Rassurez-vous je ne suis en rien fâché de ces inexactitudes. Vous me sembliez tellement investie dans votre exposé, celui d’une brillante conférencière, que le vieillard que je deviens chaque jour davantage était tout simplement heureux de partager quelques anecdotes intimes avec votre rayonnante jeunesse.

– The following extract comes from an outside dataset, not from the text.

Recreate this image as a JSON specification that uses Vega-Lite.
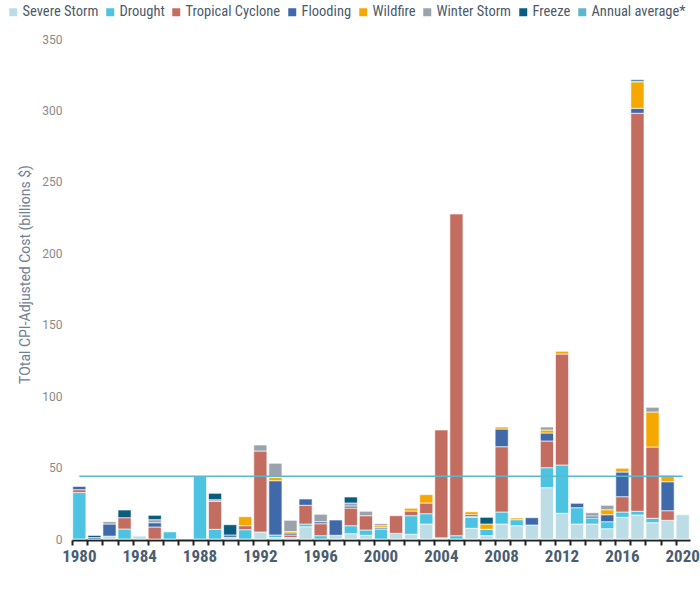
{
  "$schema": "https://vega.github.io/schema/vega-lite/v6.json",
  "width": 618,
  "height": 500,
  "autosize": "none",
  "padding": {"left": 72, "top": 39, "right": 10, "bottom": 50},
  "config": {
    "view": {"stroke": null},
    "font": "Roboto"
  },
  "datasets": {
    "costs": [
      {"year": 1980, "type": "Drought", "cost": 32.5},
      {"year": 1980, "type": "Tropical Cyclone", "cost": 2},
      {"year": 1980, "type": "Flooding", "cost": 2.3},
      {"year": 1981, "type": "Flooding", "cost": 1},
      {"year": 1981, "type": "Freeze", "cost": 1.5},
      {"year": 1982, "type": "Severe Storm", "cost": 2},
      {"year": 1982, "type": "Flooding", "cost": 8.5},
      {"year": 1982, "type": "Winter Storm", "cost": 1.6},
      {"year": 1983, "type": "Drought", "cost": 7},
      {"year": 1983, "type": "Tropical Cyclone", "cost": 7.9},
      {"year": 1983, "type": "Freeze", "cost": 5.4},
      {"year": 1984, "type": "Severe Storm", "cost": 2},
      {"year": 1985, "type": "Tropical Cyclone", "cost": 8.4},
      {"year": 1985, "type": "Flooding", "cost": 3},
      {"year": 1985, "type": "Winter Storm", "cost": 2.1},
      {"year": 1985, "type": "Freeze", "cost": 3.1},
      {"year": 1986, "type": "Drought", "cost": 5},
      {"year": 1988, "type": "Drought", "cost": 43.9},
      {"year": 1989, "type": "Drought", "cost": 6.8},
      {"year": 1989, "type": "Tropical Cyclone", "cost": 19.6},
      {"year": 1989, "type": "Winter Storm", "cost": 1.1},
      {"year": 1989, "type": "Freeze", "cost": 4.5},
      {"year": 1990, "type": "Severe Storm", "cost": 1.2},
      {"year": 1990, "type": "Flooding", "cost": 1.6},
      {"year": 1990, "type": "Freeze", "cost": 7.2},
      {"year": 1991, "type": "Drought", "cost": 6.5},
      {"year": 1991, "type": "Tropical Cyclone", "cost": 2.8},
      {"year": 1991, "type": "Wildfire", "cost": 6.3},
      {"year": 1992, "type": "Severe Storm", "cost": 4.9},
      {"year": 1992, "type": "Tropical Cyclone", "cost": 56.7},
      {"year": 1992, "type": "Winter Storm", "cost": 4.2},
      {"year": 1993, "type": "Severe Storm", "cost": 1},
      {"year": 1993, "type": "Drought", "cost": 1.8},
      {"year": 1993, "type": "Flooding", "cost": 38},
      {"year": 1993, "type": "Wildfire", "cost": 2.4},
      {"year": 1993, "type": "Winter Storm", "cost": 9.8},
      {"year": 1994, "type": "Severe Storm", "cost": 1},
      {"year": 1994, "type": "Tropical Cyclone", "cost": 1.8},
      {"year": 1994, "type": "Flooding", "cost": 1.4},
      {"year": 1994, "type": "Wildfire", "cost": 1},
      {"year": 1994, "type": "Winter Storm", "cost": 7.9},
      {"year": 1995, "type": "Severe Storm", "cost": 8.6},
      {"year": 1995, "type": "Drought", "cost": 1.9},
      {"year": 1995, "type": "Tropical Cyclone", "cost": 13.1},
      {"year": 1995, "type": "Flooding", "cost": 4.4},
      {"year": 1996, "type": "Drought", "cost": 2.3},
      {"year": 1996, "type": "Tropical Cyclone", "cost": 8.4},
      {"year": 1996, "type": "Flooding", "cost": 1.4},
      {"year": 1996, "type": "Winter Storm", "cost": 5.2},
      {"year": 1997, "type": "Severe Storm", "cost": 2.6},
      {"year": 1997, "type": "Flooding", "cost": 10.7},
      {"year": 1998, "type": "Severe Storm", "cost": 3.7},
      {"year": 1998, "type": "Drought", "cost": 5.6},
      {"year": 1998, "type": "Tropical Cyclone", "cost": 12.4},
      {"year": 1998, "type": "Flooding", "cost": 1.4},
      {"year": 1998, "type": "Winter Storm", "cost": 2.1},
      {"year": 1998, "type": "Freeze", "cost": 4.2},
      {"year": 1999, "type": "Severe Storm", "cost": 2.6},
      {"year": 1999, "type": "Drought", "cost": 3.7},
      {"year": 1999, "type": "Tropical Cyclone", "cost": 10},
      {"year": 1999, "type": "Winter Storm", "cost": 3.1},
      {"year": 2000, "type": "Drought", "cost": 7},
      {"year": 2000, "type": "Flooding", "cost": 0.9},
      {"year": 2000, "type": "Wildfire", "cost": 1.4},
      {"year": 2000, "type": "Winter Storm", "cost": 1.4},
      {"year": 2001, "type": "Severe Storm", "cost": 4},
      {"year": 2001, "type": "Tropical Cyclone", "cost": 12.3},
      {"year": 2002, "type": "Severe Storm", "cost": 3.3},
      {"year": 2002, "type": "Drought", "cost": 13},
      {"year": 2002, "type": "Tropical Cyclone", "cost": 3.3},
      {"year": 2002, "type": "Wildfire", "cost": 1.9},
      {"year": 2003, "type": "Severe Storm", "cost": 10.5},
      {"year": 2003, "type": "Drought", "cost": 7.2},
      {"year": 2003, "type": "Tropical Cyclone", "cost": 7.5},
      {"year": 2003, "type": "Wildfire", "cost": 5.8},
      {"year": 2004, "type": "Severe Storm", "cost": 0.8},
      {"year": 2004, "type": "Tropical Cyclone", "cost": 75.5},
      {"year": 2005, "type": "Drought", "cost": 2.3},
      {"year": 2005, "type": "Tropical Cyclone", "cost": 225.2},
      {"year": 2006, "type": "Severe Storm", "cost": 7.5},
      {"year": 2006, "type": "Drought", "cost": 7.7},
      {"year": 2006, "type": "Tropical Cyclone", "cost": 0.5},
      {"year": 2006, "type": "Flooding", "cost": 1.3},
      {"year": 2006, "type": "Wildfire", "cost": 2},
      {"year": 2007, "type": "Severe Storm", "cost": 2.3},
      {"year": 2007, "type": "Drought", "cost": 4.5},
      {"year": 2007, "type": "Wildfire", "cost": 3.7},
      {"year": 2007, "type": "Freeze", "cost": 4.7},
      {"year": 2008, "type": "Severe Storm", "cost": 10.5},
      {"year": 2008, "type": "Drought", "cost": 8.4},
      {"year": 2008, "type": "Tropical Cyclone", "cost": 45.7},
      {"year": 2008, "type": "Flooding", "cost": 12.4},
      {"year": 2008, "type": "Wildfire", "cost": 1.4},
      {"year": 2009, "type": "Severe Storm", "cost": 9.3},
      {"year": 2009, "type": "Drought", "cost": 4.2},
      {"year": 2009, "type": "Wildfire", "cost": 1.2},
      {"year": 2010, "type": "Severe Storm", "cost": 9.8},
      {"year": 2010, "type": "Flooding", "cost": 5.1},
      {"year": 2011, "type": "Severe Storm", "cost": 35.9},
      {"year": 2011, "type": "Drought", "cost": 14},
      {"year": 2011, "type": "Tropical Cyclone", "cost": 18.7},
      {"year": 2011, "type": "Flooding", "cost": 5.6},
      {"year": 2011, "type": "Wildfire", "cost": 2.1},
      {"year": 2011, "type": "Winter Storm", "cost": 2.1},
      {"year": 2012, "type": "Severe Storm", "cost": 18},
      {"year": 2012, "type": "Drought", "cost": 33.8},
      {"year": 2012, "type": "Tropical Cyclone", "cost": 77.7},
      {"year": 2012, "type": "Wildfire", "cost": 1.9},
      {"year": 2013, "type": "Severe Storm", "cost": 10.5},
      {"year": 2013, "type": "Drought", "cost": 11.4},
      {"year": 2013, "type": "Flooding", "cost": 3.1},
      {"year": 2014, "type": "Severe Storm", "cost": 10.5},
      {"year": 2014, "type": "Drought", "cost": 4.2},
      {"year": 2014, "type": "Flooding", "cost": 1.4},
      {"year": 2014, "type": "Winter Storm", "cost": 2.3},
      {"year": 2015, "type": "Severe Storm", "cost": 7.2},
      {"year": 2015, "type": "Drought", "cost": 4.9},
      {"year": 2015, "type": "Flooding", "cost": 4.9},
      {"year": 2015, "type": "Wildfire", "cost": 3.5},
      {"year": 2015, "type": "Winter Storm", "cost": 3.1},
      {"year": 2016, "type": "Severe Storm", "cost": 15.2},
      {"year": 2016, "type": "Drought", "cost": 3.7},
      {"year": 2016, "type": "Tropical Cyclone", "cost": 10.7},
      {"year": 2016, "type": "Flooding", "cost": 17.3},
      {"year": 2016, "type": "Wildfire", "cost": 2.6},
      {"year": 2017, "type": "Severe Storm", "cost": 16.8},
      {"year": 2017, "type": "Drought", "cost": 2.6},
      {"year": 2017, "type": "Tropical Cyclone", "cost": 278.6},
      {"year": 2017, "type": "Flooding", "cost": 3.5},
      {"year": 2017, "type": "Wildfire", "cost": 18.5},
      {"year": 2017, "type": "Winter Storm", "cost": 0.5},
      {"year": 2017, "type": "Freeze", "cost": 1},
      {"year": 2018, "type": "Severe Storm", "cost": 11.4},
      {"year": 2018, "type": "Drought", "cost": 3.1},
      {"year": 2018, "type": "Tropical Cyclone", "cost": 49.9},
      {"year": 2018, "type": "Wildfire", "cost": 24.5},
      {"year": 2018, "type": "Winter Storm", "cost": 3.3},
      {"year": 2019, "type": "Severe Storm", "cost": 13.1},
      {"year": 2019, "type": "Tropical Cyclone", "cost": 6.7},
      {"year": 2019, "type": "Flooding", "cost": 20.3},
      {"year": 2019, "type": "Wildfire", "cost": 4},
      {"year": 2019, "type": "Winter Storm", "cost": 0.5},
      {"year": 2020, "type": "Severe Storm", "cost": 17}
    ],
    "average": [
      {"year": 1980, "cost": 44},
      {"year": 2020, "cost": 44}
    ]
  },
  "layer": [
    {
      "data": {"name": "costs"},
      "transform": [
        {"calculate": "indexof(['Severe Storm', 'Drought', 'Tropical Cyclone', 'Flooding', 'Wildfire', 'Winter Storm', 'Freeze'], datum.type)", "as": "stack_rank"}
      ],
      "mark": {"type": "bar", "stroke": "white", "strokeWidth": 0.8, "strokeOpacity": 0.8},
      "encoding": {
        "x": {
          "field": "year",
          "type": "ordinal",
          "scale": {
            "domain": [1980, 1981, 1982, 1983, 1984, 1985, 1986, 1987, 1988, 1989, 1990, 1991, 1992, 1993, 1994, 1995, 1996, 1997, 1998, 1999, 2000, 2001, 2002, 2003, 2004, 2005, 2006, 2007, 2008, 2009, 2010, 2011, 2012, 2013, 2014, 2015, 2016, 2017, 2018, 2019, 2020],
            "paddingInner": 0.13,
            "paddingOuter": 0.05
          },
          "axis": {
            "title": null,
            "offset": 1,
            "labelAngle": 0,
            "labelExpr": "datum.value % 4 == 0 ? datum.label : ''",
            "labelOverlap": false,
            "labelFont": "Liberation Sans Narrow, Roboto Condensed, Roboto",
            "labelFontSize": 17,
            "labelFontWeight": "bold",
            "labelColor": "#4b5d70",
            "labelPadding": 3,
            "bandPosition": 0,
            "tickColor": "#222222",
            "tickWidth": 2,
            "tickSize": 5,
            "domainColor": "#222222",
            "domainWidth": 2
          }
        },
        "y": {
          "field": "cost",
          "type": "quantitative",
          "aggregate": "sum",
          "stack": "zero",
          "scale": {"domain": [0, 350], "nice": false},
          "axis": {
            "title": "TOtal CPI-Adjusted Cost (billions $)",
            "titleFontSize": 14,
            "titleFontWeight": "normal",
            "titleColor": "#6f8092",
            "titlePadding": 9,
            "titleY": 235,
            "values": [0, 50, 100, 150, 200, 250, 300, 350],
            "labelFontSize": 12,
            "labelColor": "#8a8a8a",
            "labelPadding": 10,
            "domain": false,
            "ticks": false,
            "grid": false
          }
        },
        "order": {"field": "stack_rank", "type": "quantitative", "sort": "ascending"},
        "color": {
          "field": "type",
          "type": "nominal",
          "sort": ["Severe Storm", "Drought", "Tropical Cyclone", "Flooding", "Wildfire", "Winter Storm", "Freeze", "Annual average*"],
          "scale": {
            "domain": ["Severe Storm", "Drought", "Tropical Cyclone", "Flooding", "Wildfire", "Winter Storm", "Freeze", "Annual average*"],
            "range": ["#bcdde6", "#4cc3e0", "#c36c60", "#3f69a9", "#f4a800", "#9aa3ad", "#0b5d80", "#5bb8cc"]
          },
          "legend": {
            "title": null,
            "orient": "none",
            "direction": "horizontal",
            "legendX": -66,
            "legendY": -34,
            "symbolType": "square",
            "symbolSize": 90,
            "symbolOpacity": 1,
            "labelFont": "Liberation Sans Narrow, Roboto Condensed, Roboto",
            "labelFontSize": 14.5,
            "labelColor": "#4b5a69",
            "labelOffset": 2,
            "columnPadding": 3,
            "encode": {
              "symbols": {
                "update": {
                  "shape": {"signal": "datum.value == 'Annual average*' ? 'stroke' : 'square'"},
                  "stroke": {"signal": "scale('color', datum.value)"},
                  "strokeWidth": {"signal": "datum.value == 'Annual average*' ? 1.5 : 0"}
                }
              }
            }
          }
        }
      }
    },
    {
      "data": {"name": "average"},
      "mark": {"type": "line", "color": "#5bb8cc", "strokeWidth": 1.5},
      "encoding": {
        "x": {"field": "year", "type": "ordinal"},
        "y": {"field": "cost", "type": "quantitative"}
      }
    }
  ]
}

L’Homme a besoin de sensations fortes pour marquer son esprit … comme cette pauvre vache dont je me demande bien ce qu’elle pouvait brouter sur ce rocher maudit. Je ne pense pas un seul instant que la petite Yvonne y remplit un jour un seul de ses biberons de lait.Merci encore chère Lorraine pour ces agréables moments d’échange et cette belle balade en souvenir de mes aïeux. Transmettez aussi aux organisateurs de la Penn Ar Bed mes félicitations pour cette initiative originale de promenade commentée à l’occasion de cette Journée du Patrimoine 2020. Et à vous même, mes encouragements à continuer de découvrir le beau patrimoine maritime humain, si riche du passé de ces anciens qui furent les gardiens de nos vies.

Sur la route du retour, un dauphin me salua au passage, pèlerin des eaux d’Iroise, imperturbable ange des mers, compagnon de route des âmes errantes de la Baie des Trépassés.